President Barack Obama said Monday that neither General Motors nor Chrysler has proposed sweeping enough changes to justify further large federal bailouts, and demanded "painful concessions" from creditors, unions and others as their price for survival.Obama's proposal is not exactly a denial of more bailout money, packed as it is with working capital for GM, potential loans for Chrysler, and impending tax breaks, incentives, and warranty takeovers for everyone else. It's more of a bargaining position. But at least it's a better bargaining position than Bush's was**.
Obama also raised the possibility of a controlled bankruptcy to help either or both "restructure quickly and emerge stronger" —uttering the term that industry and union officials have warned repeatedly could lead to the collapse of an entire domestic industry.
"...we cannot make the survival of our auto industry dependent on an unending flow of tax dollars*."

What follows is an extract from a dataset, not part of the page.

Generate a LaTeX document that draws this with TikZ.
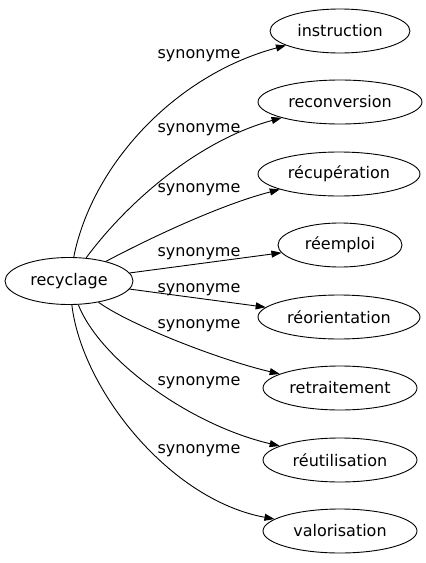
\documentclass[tikz,border=0pt]{standalone}
\usepackage{fontspec}
\setmainfont{DejaVu Sans}
\usetikzlibrary{shapes.geometric,arrows.meta}
\begin{document}
\begin{tikzpicture}[x=1pt,y=-1pt,
  word/.style={draw, ellipse, line width=0.9pt, inner sep=0pt, minimum height=44pt, font=\fontsize{16}{19}\selectfont},
  rel/.style={anchor=base, inner sep=0pt, font=\fontsize{16}{19}\selectfont},
  link/.style={line width=0.9pt, -{Triangle[length=10pt,width=7pt]}}]
\useasboundingbox (0,0) rectangle (426,563);
\node[word, minimum width=128pt, minimum height=47pt] (rec) at (69,281) {recyclage};
\node[word, minimum width=140pt] (ins) at (340,31) {instruction};
\node[word, minimum width=164pt] (rcv) at (340,102) {reconversion};
\node[word, minimum width=162pt] (rcp) at (339,174) {récupération};
\node[word, minimum width=124pt] (ree) at (340,245) {réemploi};
\node[word, minimum width=162pt] (reo) at (339,317) {réorientation};
\node[word, minimum width=154pt] (ret) at (340,388) {retraitement};
\node[word, minimum width=154pt] (reu) at (340,460) {réutilisation};
\node[word, minimum width=154pt] (val) at (340,531) {valorisation};

\draw[link] (rec) .. controls (92,165) and (175,75) .. (ins);
\draw[link] (rec) .. controls (129,200) and (200,140) .. (rcv);
\draw[link] (rec) .. controls (150,238) and (220,205) .. (rcp);
\draw[link] (rec) -- (ree);
\draw[link] (rec) -- (reo);
\draw[link] (rec) .. controls (130,325) and (220,360) .. (ret);
\draw[link] (rec) .. controls (100,360) and (190,425) .. (reu);
\draw[link] (rec) .. controls (82,390) and (170,500) .. (val);

\node[rel] (l1) at (199,58) {synonyme};
\node[rel] (l2) at (199,132) {synonyme};
\node[rel] (l3) at (199,192) {synonyme};
\node[rel] (l4) at (199,256) {synonyme};
\node[rel] (l5) at (199,292) {synonyme};
\node[rel] (l6) at (199,328) {synonyme};
\node[rel] (l7) at (199,385) {synonyme};
\node[rel] (l8) at (199,453) {synonyme};
\end{tikzpicture}
\end{document}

I was completely wrong on this one; I did not expect Obama to so publicly reject the plans. And I'll give the guy his props for being willing to say what needs to be said - bankruptcy - whether the company or the union likes it or not.
That said, those props will be held in abeyance until the flow of tax dollars actually ends. Whoever said talk is cheap never lived in Washington.
* he added, blatantly ignoring the fact that it already is.
** "Are you sure you don't need more money?"